> WHAT IS REQUIRED
Show all lines holding "diagram".

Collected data

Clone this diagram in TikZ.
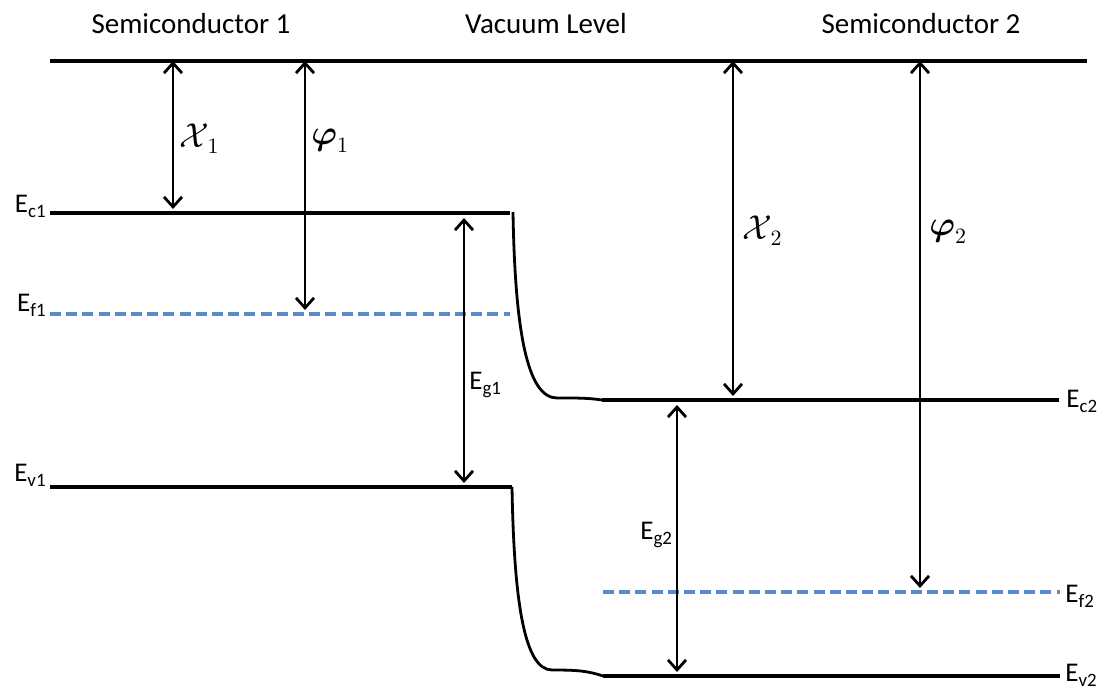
\documentclass[tikz,border=0pt]{standalone}
\usepackage{amsmath, amssymb}
\usepackage{fontspec}
\setmainfont{Carlito}
\usetikzlibrary{arrows.meta}
\definecolor{fermiblue}{RGB}{88,138,204}

\begin{document}
\begin{tikzpicture}[x=0.5pt, y=-0.5pt,
                level/.style={black, line width=1.7pt},
                bandbend/.style={black, line width=1.4pt},
                fermi/.style={fermiblue, line width=1.7pt, dash pattern=on 5.5pt off 2.6pt},
                gap/.style={black, line width=1.4pt, {Straight Barb[length=5pt, width=9pt, line width=1.4pt]}-{Straight Barb[length=5pt, width=9pt, line width=1.4pt]}},
                title/.style={font=\fontsize{14.5}{17}\selectfont, inner sep=0pt},
                tag/.style={font=\fontsize{13.5}{16}\selectfont, inner sep=0pt},
                sym/.style={font=\fontsize{16}{19}\selectfont, inner sep=0pt}]
                \useasboundingbox (0,0) rectangle (1110,689);
                \coordinate (V1) at (50,61);
                \coordinate (V2) at (1087,61);
                \coordinate (C1a) at (50,213);
                \coordinate (C1b) at (510,213);
                \coordinate (F1a) at (50,314);
                \coordinate (F1b) at (510,314);
                \coordinate (E1a) at (50,487);
                \coordinate (E1b) at (512,487);
                \coordinate (C2a) at (602,400);
                \coordinate (C2b) at (1059,400);
                \coordinate (F2a) at (603,592);
                \coordinate (F2b) at (1060,592);
                \coordinate (E2a) at (603,676);
                \coordinate (E2b) at (1060,676);
                \coordinate (X1t) at (173,61);
                \coordinate (X1b) at (173,209);
                \coordinate (P1t) at (305,61);
                \coordinate (P1b) at (305,310);
                \coordinate (G1t) at (464,218);
                \coordinate (G1b) at (464,483);
                \coordinate (X2t) at (733,61);
                \coordinate (X2b) at (733,396);
                \coordinate (P2t) at (920,61);
                \coordinate (P2b) at (920,588);
                \coordinate (G2t) at (677,405);
                \coordinate (G2b) at (677,672);
                \draw[level] (V1) -- (V2);
                \draw[level] (C1a) -- (C1b);
                \draw[level] (E1a) -- (E1b);
                \draw[level] (C2a) -- (C2b);
                \draw[level] (E2a) -- (E2b);
                \draw[fermi] (F1a) -- (F1b);
                \draw[fermi] (F2a) -- (F2b);
                \draw[bandbend] (513,212) .. controls (515,330) and (527,398) .. (557,398)
                                      .. controls (580,398) and (588,398) .. (C2a);
                \draw[bandbend] (E1b) .. controls (514,600) and (524,670) .. (552,670)
                                  .. controls (578,670) and (588,671) .. (E2a);
                \draw[gap] (X1t) -- (X1b);
                \draw[gap] (P1t) -- (P1b);
                \draw[gap] (G1t) -- (G1b);
                \draw[gap] (X2t) -- (X2b);
                \draw[gap] (P2t) -- (P2b);
                \draw[gap] (G2t) -- (G2b);
                \node[title] (S1) at (191,24) {Semiconductor 1};
                \node[title] (VL) at (546,24) {Vacuum Level};
                \node[title] (S2) at (921,24) {Semiconductor 2};
                \node[tag, anchor=base east] (Ec1) at (47,213) {E\textsubscript{c1}};
                \node[tag, anchor=base east] (Ef1) at (47,312) {E\textsubscript{f1}};
                \node[tag, anchor=base east] (Ev1) at (47,482) {E\textsubscript{v1}};
                \node[tag, anchor=base west] (Ec2) at (1066,408) {E\textsubscript{c2}};
                \node[tag, anchor=base west] (Ef2) at (1065,603) {E\textsubscript{f2}};
                \node[tag, anchor=base west] (Ev2) at (1065,682) {E\textsubscript{v2}};
                \node[tag, anchor=base west] (Eg1) at (469,390) {E\textsubscript{g1}};
                \node[tag, anchor=base west] (Eg2) at (640,540) {E\textsubscript{g2}};
                \node[sym, anchor=base west] (Chi1) at (179,148) {$\mathcal{X}_{\,1}$};
                \node[sym, anchor=base west] (Phi1) at (311,145) {$\boldsymbol{\varphi}_1$};
                \node[sym, anchor=base west] (Chi2) at (742,240) {$\mathcal{X}_{\,2}$};
                \node[sym, anchor=base west] (Phi2) at (929,236) {$\boldsymbol{\varphi}_2$};
            \end{tikzpicture}
\end{document}
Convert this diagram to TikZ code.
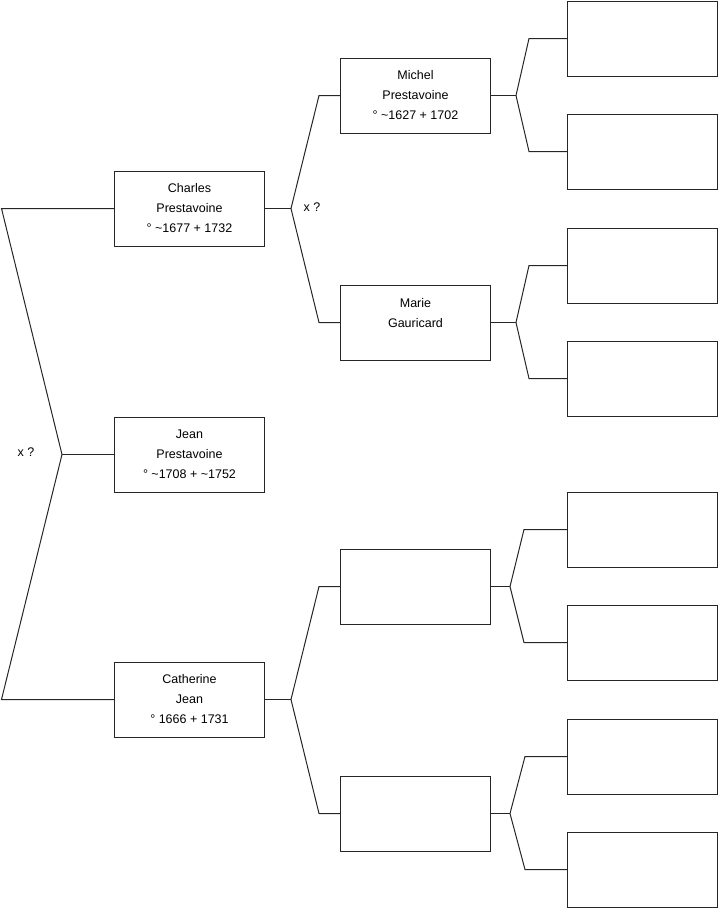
\documentclass[tikz,border=0pt]{standalone}
\usepackage{fontspec}
\setmainfont{Liberation Sans}
\usetikzlibrary{positioning,calc}
\tikzset{
  pbox/.style={draw=black!85, fill=white, line width=1pt, inner sep=0pt,
               minimum width=150pt, minimum height=75pt, align=center,
               font=\fontsize{12.5}{20}\selectfont},
  plink/.style={draw=black!85, line width=1pt},
  plbl/.style={font=\fontsize{12.5}{15}\selectfont, inner sep=0pt},
}

\begin{document}
\begin{tikzpicture}[x=1pt,y=-1pt]
  \useasboundingbox (0,0) rectangle (719,908);

  % persons
  \node[pbox] (jean)      at (189.5,454.5) {Jean\\Prestavoine\\° \textasciitilde1708 + \textasciitilde1752};
  \node[pbox] (charles)   at (189.5,208.5) {Charles\\Prestavoine\\° \textasciitilde1677 + 1732};
  \node[pbox] (catherine) at (189.5,699.5) {Catherine\\Jean\\° 1666 + 1731};
  \node[pbox] (michel)    at (415.5,95.5)  {Michel\\Prestavoine\\° \textasciitilde1627 + 1702};
  \node[pbox] (marie)     at (415.5,322.5) {Marie\\Gauricard\\\mbox{}};
  \node[pbox] (g2c)       at (415.5,586.5) {};
  \node[pbox] (g2d)       at (415.5,813.5) {};
  \foreach \n/\y in {g3a/38.5, g3b/151.5, g3c/265.5, g3d/378.5, g3e/529.5, g3f/642.5, g3g/756.5, g3h/869.5}
    \node[pbox] (\n) at (642.5,\y) {};

  % parents of jean
  \coordinate (fk-jean) at (62,454.5);
  \draw[plink] (jean.west) -- (fk-jean);
  \draw[plink] (fk-jean) -- (charles.west -| 1.5,0) -- (charles.west);
  \draw[plink] (fk-jean) -- (catherine.west -| 1.5,0) -- (catherine.west);
  \node[plbl] (xq0) at (26,452) {x ?};

  % further generations
  \foreach \p/\a/\b/\fx/\cx in {charles/michel/marie/291/319,
                                catherine/g2c/g2d/291/319,
                                michel/g3a/g3b/516/529,
                                marie/g3c/g3d/516/529,
                                g2c/g3e/g3f/510/524,
                                g2d/g3g/g3h/510/525}
  {
    \coordinate (fk-\p) at (\p.east -| \fx,0);
    \draw[plink] (\p.east) -- (fk-\p);
    \draw[plink] (fk-\p) -- (\a.west -| \cx,0) -- (\a.west);
    \draw[plink] (fk-\p) -- (\b.west -| \cx,0) -- (\b.west);
  }
  \node[plbl] (xq1) at (312,207) {x ?};

\end{tikzpicture}
\end{document}
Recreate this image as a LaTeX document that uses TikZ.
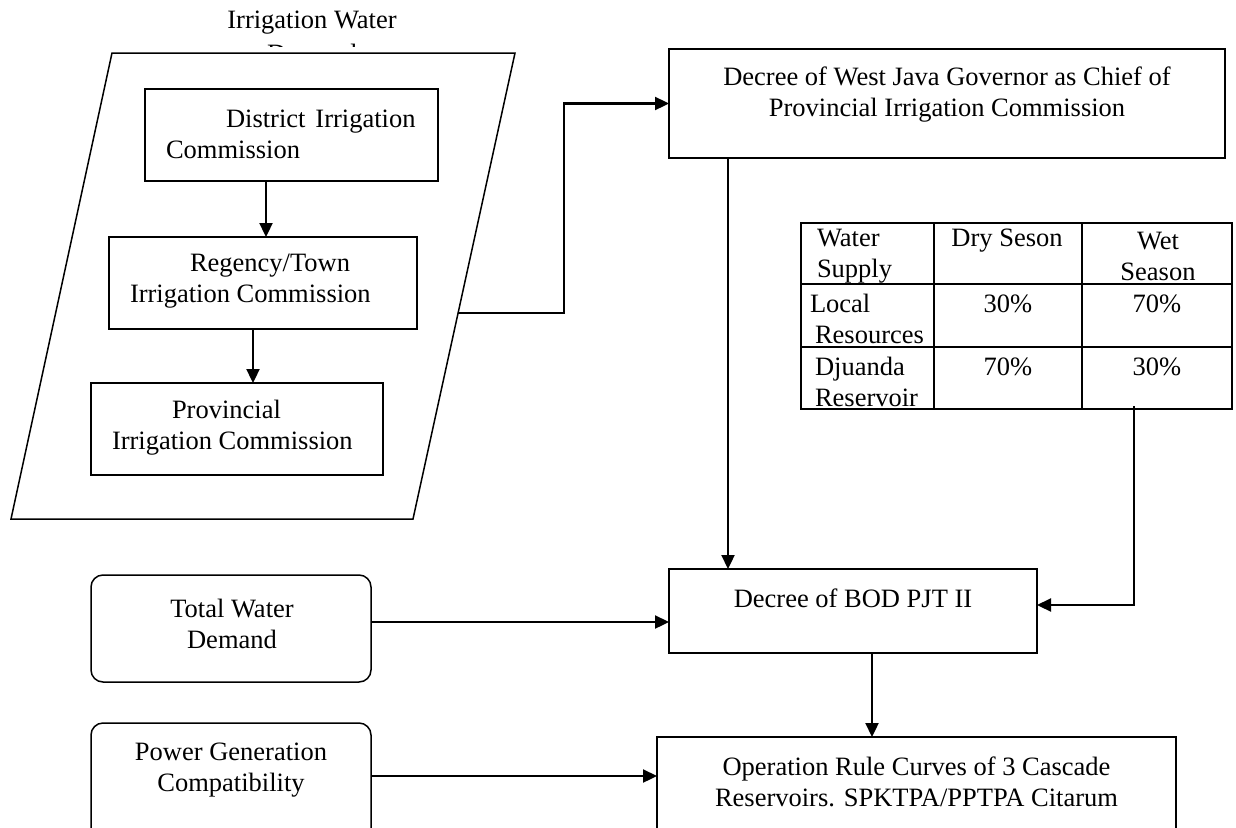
\documentclass[tikz,border=0pt]{standalone}
\usepackage{fontspec}
\setmainfont{Liberation Serif}
\usetikzlibrary{arrows.meta,calc,fit}
\begin{document}
\begin{tikzpicture}[x=1pt,y=-1pt,
  every node/.style={font=\fontsize{26.5}{31}\selectfont, inner sep=0pt, outer sep=0pt},
  box/.style={draw, line width=1.5pt, rectangle},
  rbox/.style={draw, line width=1.5pt, rounded corners=12pt},
  cell/.style={draw, line width=2.2pt},
  ctxt/.style={align=center},
  ltxt/.style={align=left, anchor=west},
  wire/.style={line width=2.3pt},
  conn/.style={line width=2.3pt, -{Triangle[length=14pt,width=13pt]}},
]
\useasboundingbox (0,0) rectangle (1236,827);

% heading of the commission group; its second line is hidden by the frame
\node[anchor=base] (ttl) at (312,28.6) {Irrigation Water};
\begin{scope}
  \clip (200,36) rectangle (420,46.5);
  \node[anchor=base] (ttlb) at (312,62) {Demand};
\end{scope}

% parallelogram frame around the commissions
\draw[line width=1.5pt] (112,53) -- (515,53) -- (413,519) -- (11,519) -- cycle;
\coordinate (frameout) at (458,313);

% commission boxes inside the frame
\node[box, fit={(145,89) (438,181)}] (dist) {};
\node[ltxt] (disttxt) at (166,134.5) {\hspace*{60pt}District\hspace{10pt}Irrigation\\Commission};
\node[box, fit={(109,237) (417,329)}] (reg) {};
\node[ltxt] (regtxt) at (130,281) {\hspace*{60pt}Regency/Town\\Irrigation Commission};
\node[box, fit={(91,383) (383,475)}] (prov) {};
\node[ltxt] (provtxt) at (112,427.5) {\hspace*{60pt}Provincial\\Irrigation Commission};

% decrees and rule curves
\node[box, fit={(669,49) (1225,158)}] (west) {};
\node[ctxt] (westtxt) at (947,94.5) {Decree of West Java Governor as Chief of\\Provincial Irrigation Commission};
\node[box, fit={(669,569) (1037,653)}] (bod) {};
\node[ctxt] (bodtxt) at (853,598.5) {Decree of BOD PJT II};
\node[box, fit={(657,737) (1176,850)}] (ops) {};
\node[ctxt] (opstxt) at (916.5,782) {Operation Rule Curves of 3 Cascade\\Reservoirs. SPKTPA/PPTPA Citarum};

% demand inputs
\node[rbox, fit={(91,575) (371,682)}] (total) {};
\node[ctxt] (totaltxt) at (232,624) {Total Water\\Demand};
\node[rbox, fit={(91,723) (371,850)}] (power) {};
\node[ctxt] (powertxt) at (231,770.5) {Power Generation\\Compatibility};

% water supply table
\node[cell, fit={(801,223) (1232,409)}] (tbl) {};
\draw[cell] (tbl.north -| 934,0) -- (tbl.south -| 934,0);
\draw[cell] (tbl.north -| 1082,0) -- (tbl.south -| 1082,0);
\draw[cell] (tbl.west |- 0,284) -- (tbl.east |- 0,284);
\draw[cell] (tbl.west |- 0,347) -- (tbl.east |- 0,347);
\node[ltxt] (h1) at (817,256) {Water\\Supply};
\node (h2) at (1007,241) {Dry Seson};
\node[ctxt] (h3) at (1158,256) {Wet\\Season};
\node[ltxt] (r1) at (810,319) {Local\\\hspace*{5pt}Resources};
\node (r1a) at (1008,303.5) {30\%};
\node (r1b) at (1157,303.5) {70\%};
\node[ltxt] (r2) at (815,382) {Djuanda\\Reservoir};
\node (r2a) at (1008,366.5) {70\%};
\node (r2b) at (1157,366.5) {30\%};
\coordinate (tblout) at (1134,406);

% connectors
\draw[conn] (dist.south -| 266,0) -- (reg.north -| 266,0);
\draw[conn] (reg.south -| 253,0) -- (prov.north -| 253,0);
\draw[conn] (frameout) -- (564,313) |- (west.west);
\draw[conn] (west.south -| 728,0) -- (bod.north -| 728,0);
\draw[conn] (tblout) |- (bod.east |- 0,605);
\draw[conn] (total.east |- 0,622) -- (bod.west |- 0,622);
\draw[conn] (bod.south -| 872,0) -- (ops.north -| 872,0);
\draw[conn] (power.east |- 0,776) -- (ops.west |- 0,776);
\end{tikzpicture}
\end{document}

> WORKED ANSWER
Clone this diagram in TikZ.
Convert this diagram to TikZ code.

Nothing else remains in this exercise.